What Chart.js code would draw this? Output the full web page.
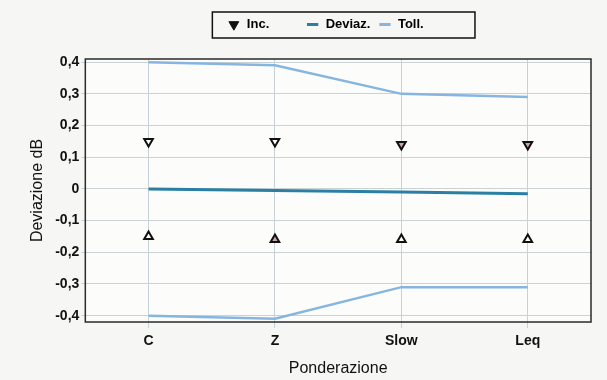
<!DOCTYPE html>
<html lang="it">
<head>
	<meta charset="UTF-8">
	<title>Deviazione ponderazione</title>
	<script src="https://cdn.jsdelivr.net/npm/chart.js@4.4.1/dist/chart.umd.min.js"></script>
	<style>
		html, body { margin: 0; padding: 0; background: #f6f7f4; }
		#wrap { width: 607px; height: 380px; }
	</style>
</head>
<body>
<div id="wrap"><canvas id="myChart" width="607" height="380"></canvas></div>
<script>
	const categories = ['C', 'Z', 'Slow', 'Leq'];
	const deviaz = [0, -0.005, -0.01, -0.015];
	const tollSup = [0.40, 0.39, 0.30, 0.29];
	const tollInf = [-0.40, -0.41, -0.31, -0.31];
	const incSup = [0.15, 0.15, 0.14, 0.14];
	const incInf = [-0.15, -0.16, -0.16, -0.16];
	const yTicks = [0.4, 0.3, 0.2, 0.1, 0, -0.1, -0.2, -0.3, -0.4];

	const WHITE = '#ffffff';
	const PINK = '#c9a2aa';
	const incSupFill = [WHITE, WHITE, PINK, PINK];
	const incInfFill = [WHITE, PINK, WHITE, WHITE];

	// punti Inc.: sopra (triangolo in giu') e sotto (triangolo in su)
	const incPoints = [];
	const incFill = [];
	const incRot = [];
	categories.forEach((c, i) => {
		incPoints.push({ x: c, y: incSup[i] });
		incFill.push(incSupFill[i]);
		incRot.push(180);
	});
	categories.forEach((c, i) => {
		incPoints.push({ x: c, y: incInf[i] });
		incFill.push(incInfFill[i]);
		incRot.push(0);
	});

	// spazio sotto la legenda
	const legendGap = {
		id: 'legendGap',
		beforeLayout(chart) {
			const lg = chart.legend;
			if (lg && !lg._gapPatched) {
				const fit = lg.fit;
				lg.fit = function () {
					fit.call(this);
					this.height += 18;
				};
				lg._gapPatched = true;
			}
		}
	};

	const frame = {
		id: 'frame',
		afterDraw(chart) {
			const ctx = chart.ctx;
			const a = chart.chartArea;
			ctx.save();
			ctx.strokeStyle = '#2a2a2a';
			ctx.lineWidth = 1.5;
			ctx.strokeRect(a.left, a.top, a.right - a.left, a.bottom - a.top);
			// riquadro della legenda
			const hb = chart.legend.legendHitBoxes;
			if (hb && hb.length) {
				const l = Math.min(...hb.map(h => h.left)) - 15;
				const r = Math.max(...hb.map(h => h.left + h.width)) + 26;
				const t = hb[0].top - 6;
				ctx.lineWidth = 1.5;
				ctx.strokeStyle = '#111';
				ctx.strokeRect(l, t, r - l, 26);
			}
			ctx.restore();
		}
	};

	const bg = {
		id: 'bg',
		beforeDraw(chart) {
			const ctx = chart.ctx;
			const a = chart.chartArea;
			ctx.save();
			ctx.fillStyle = '#fcfcfb';
			ctx.fillRect(a.left, a.top, a.right - a.left, a.bottom - a.top);
			ctx.restore();
		}
	};

	const font = 'Liberation Sans, Arial, sans-serif';
	Chart.defaults.font.family = font;
	Chart.defaults.color = '#111';

	const ctx = document.getElementById('myChart').getContext('2d');
	const myChart = new Chart(ctx, {
		type: 'line',
		data: {
			labels: categories,
			datasets: [
				{
					label: 'Inc.',
					data: incPoints,
					showLine: false,
					pointStyle: 'triangle',
					pointRotation: incRot,
					pointRadius: 5,
					pointBorderWidth: 2,
					pointBorderColor: '#111',
					pointBackgroundColor: incFill,
					borderColor: '#111',
					backgroundColor: '#111',
					order: 0
				},
				{
					label: 'Deviaz.',
					data: deviaz,
					borderColor: '#2a7fa3',
					backgroundColor: '#2a7fa3',
					borderWidth: 3,
					pointRadius: 0,
					order: 1
				},
				{
					label: 'Toll.',
					data: tollSup,
					borderColor: '#86b6e0',
					backgroundColor: '#86b6e0',
					borderWidth: 2.5,
					pointRadius: 0,
					order: 2
				},
				{
					label: 'Toll. inf',
					data: tollInf,
					borderColor: '#86b6e0',
					backgroundColor: '#86b6e0',
					borderWidth: 2.5,
					pointRadius: 0,
					order: 2
				}
			]
		},
		options: {
			responsive: false,
			animation: false,
			layout: { padding: { left: 24, right: 16, top: 10, bottom: 2 } },
			plugins: {
				tooltip: { enabled: false },
				legend: {
					position: 'top',
					fullSize: false,
					labels: {
						usePointStyle: true,
						boxHeight: 8,
						boxWidth: 14,
						padding: 8,
						font: { size: 13, weight: 'bold' },
						color: '#111',
						generateLabels(chart) {
							const ds = chart.data.datasets;
							return [
								{ text: 'Inc.        ', pointStyle: 'triangle', rotation: 180, fillStyle: '#111', strokeStyle: '#111', lineWidth: 1, datasetIndex: 0 },
								{ text: 'Deviaz.', pointStyle: 'line', fillStyle: ds[1].borderColor, strokeStyle: ds[1].borderColor, lineWidth: 3, datasetIndex: 1 },
								{ text: 'Toll.       ', pointStyle: 'line', fillStyle: ds[2].borderColor, strokeStyle: ds[2].borderColor, lineWidth: 3, datasetIndex: 2 }
							];
						}
					}
				}
			},
			scales: {
				x: {
					type: 'category',
					offset: true,
					grid: { color: '#c5d3d8', offset: false, tickLength: 6, drawTicks: true },
					border: { display: false },
					ticks: { font: { size: 14, weight: 'bold' }, color: '#111', padding: 5 },
					title: { display: true, text: 'Ponderazione', font: { size: 16 }, color: '#111', padding: { top: 4, bottom: 0 } }
				},
				y: {
					min: -0.42,
					max: 0.41,
					afterBuildTicks(scale) {
						scale.ticks = yTicks.map(v => ({ value: v }));
					},
					grid: { color: '#c9d3d6', tickLength: 4 },
					border: { display: false },
					ticks: {
						font: { size: 14, weight: 'bold' },
						color: '#111',
						padding: 2,
						callback: v => (Math.abs(v) < 1e-9 ? '0' : v.toFixed(1).replace('.', ','))
					},
					title: { display: true, text: 'Deviazione dB', font: { size: 16 }, color: '#111', padding: { bottom: 6 } }
				}
			}
		},
		plugins: [bg, frame, legendGap]
	});
</script>
</body>
</html>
----------------
AIM >>
Where does the word "this" appear in the listing? List each line that holds it.

RESPONSE BELOW >>
What Chart.js code would draw this? Output the full web page.
					fit.call(this);
					this.height += 18;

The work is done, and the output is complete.